Tuesday, September 8, 2009

Unwarrented Opinions.

As many know one of my siblings has gotten his less than desirable significant other knocked up and their baby is due next month. She is toxic and I have no desire to get to know her. I don't like the person she has shaped my brother into being and our relationship has suffered greatly because of it.

They try to come off as the "be all end all" in baby knowledge, I'm the world's biggest idiot when it comes to infant/toddler care (despite having TWO degrees in prenatal/infant/toddler growth and development), but what do I know.

I usually just try to leave them alone. I don't need the drama or the antics that come along with them at the moment. However, tonight, E decided it would be a good night to push my buttons, most likely intentionally (you have to agree with me there, Mom). He asked why we got a doppler and I told him because we wanted one and we had the money for one. He then proceeded to tell me what a waste it was and how stupid I am for having one and how dumb it was.

How 'bout this, darling brother. You lose a baby and then you can come back and tell me how stupid you think having peace of mind at home in between appointments is. Okay?

After our exciting trip to the ER last night (more on that to come later-I had some heavy bleeding, cramping and passed some clots; Baby is fine and I'm well, but it was scary nonetheless) NOTHING I do that I feel ensures my peace of mind and allows me to enjoy this pregnancy just an ounce more is not stupid or dumb or a waste.

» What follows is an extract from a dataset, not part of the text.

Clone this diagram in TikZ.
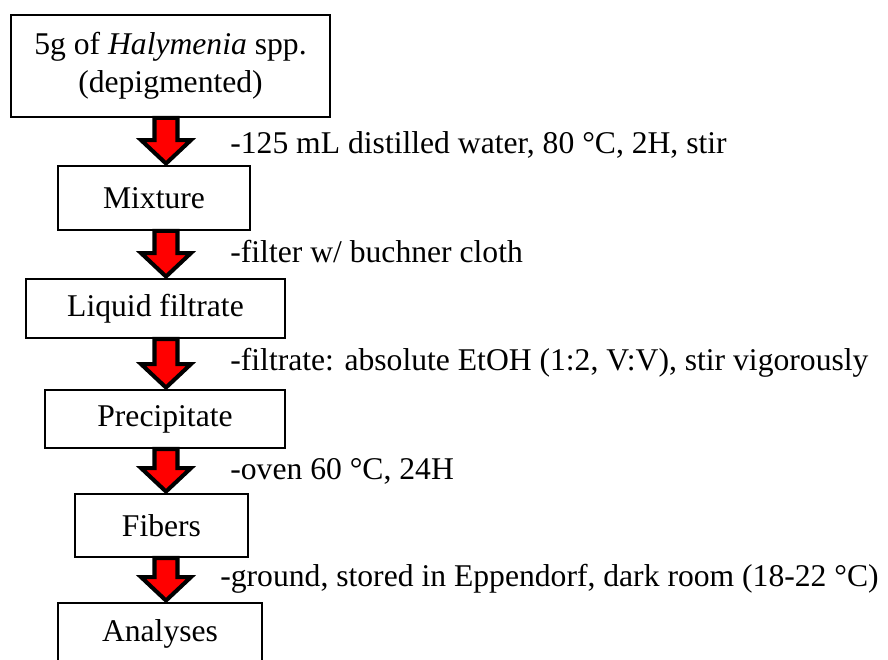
\documentclass[tikz,border=0pt]{standalone}
\usepackage{fontspec}
\setmainfont{Liberation Serif}
\usetikzlibrary{calc}

\tikzset{
    stepbox/.style={draw, line width=1.1pt, inner sep=0pt, align=center},
    note/.style={anchor=base west, inner sep=0pt},
    flowarrow/.style={draw=black, fill=red, line width=2.3pt, line join=miter}
}

% block arrow from the bottom of one box to the top of the next
\newcommand{\stepflow}[2]{%
    \draw[flowarrow] let \p1=(#1.south -| axis), \p2=(#2.north -| axis) in
        (\x1-0.23cm,\y1) -- (\x1+0.23cm,\y1) -- (\x1+0.23cm,\y2+0.50cm)
        -- (\x1+0.50cm,\y2+0.50cm) -- (\x1,\y2+0.03cm) -- (\x1-0.50cm,\y2+0.50cm)
        -- (\x1-0.23cm,\y2+0.50cm) -- cycle;}

\begin{document}
\begin{tikzpicture}[font=\fontsize{18}{21.6}\selectfont]

    \clip (0,0) rectangle (17.76,-13.18);
    \coordinate (axis) at (3.32,0);

    % Boxes
    \node[stepbox, minimum width=6.38cm, minimum height=2.04cm] (raw) at (3.41,-1.32) {5g of \textit{Halymenia} spp.\\(depigmented)};
    \node[stepbox, minimum width=3.84cm, minimum height=1.28cm] (mixture) at (3.08,-3.96) {Mixture};
    \node[stepbox, minimum width=5.18cm, minimum height=1.18cm] (filtrate) at (3.11,-6.17) {Liquid filtrate};
    \node[stepbox, minimum width=4.80cm, minimum height=1.16cm] (precip) at (3.30,-8.38) {Precipitate};
    \node[stepbox, minimum width=3.46cm, minimum height=1.26cm] (fibers) at (3.23,-10.51) {Fibers};
    \node[stepbox, minimum width=4.08cm, minimum height=1.24cm] (analyses) at (3.20,-12.68) {Analyses};

    % Arrows
    \stepflow{raw}{mixture}
    \stepflow{mixture}{filtrate}
    \stepflow{filtrate}{precip}
    \stepflow{precip}{fibers}
    \stepflow{fibers}{analyses}

    % Conditions
    \node[note] (cond1) at (4.60,-3.06) {-125 mL distilled water, 80 °C, 2H, stir};
    \node[note] (cond2) at (4.60,-5.24) {-filter w/ buchner cloth};
    \node[note] (cond3) at (4.60,-7.40) {-filtrate: absolute EtOH (1:2, V:V), stir vigorously};
    \node[note] (cond4) at (4.60,-9.58) {-oven 60 °C, 24H};
    \node[note] (cond5) at (4.40,-11.72) {-ground, stored in Eppendorf, dark room (18-22 °C)};

\end{tikzpicture}
\end{document}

That's all I really have to say about the whole issue. Don't speak on something you have absolutely no knowledge or experience in dealing with.

Hugs&Kisses

14w6d

PS- Baby measured 5-6 days AHEAD now and weighs in at a hefty 4 oz! Grow baby grow!

4 comments:

sulfababy said...

Cate, I'm sorry about the hospital visit. That sounds so scary. Thank God everything is okay. I see nothing wrong with the doppler either.

;) :*

Anonymous said...

I'm glad everything is okay, but I am so sorry you had to go through that scare! I totally get the doppler, as do most pregnant moms that worry about their babies. :)

momqat said...

Punkin,
I understand the comfort that doppler brings you. As I told you, it's not something that I would have because I would drive myself, and your dad, absolutely nuts with it! I had the same kind of issues with you that you are having with this little one. Unfortunately, Dr. Jackass told me that I wasn't crying when I got pregnant, so I need to suck it up! Bleeding, cramping, clots are frightening no matter how any other pregnancies have gone. Elliott's timing was probably not the best and, as you know, he has no filter. He says what he thinks. Be kind to him. He thinks a lot of you. Be patient with "baby momma". Tell me "I told you so" all you want when the time is right. I love ALL of my kids for the unique people they have become and I feel blessed that God gave each of you to me. I will love and spoil each grandbaby God sends to me, no matter what the circumstances.
All I ask of you is that you pick a nice room at the asylum for me!
luv ya!!!

Amanda Hoyt said...

Cate,
I'm so sorry you had the experience and the ER visit the other night. I'm praying that all continues to go well with you and Baby. Don't listen to your brother. You know what is right for you and your family.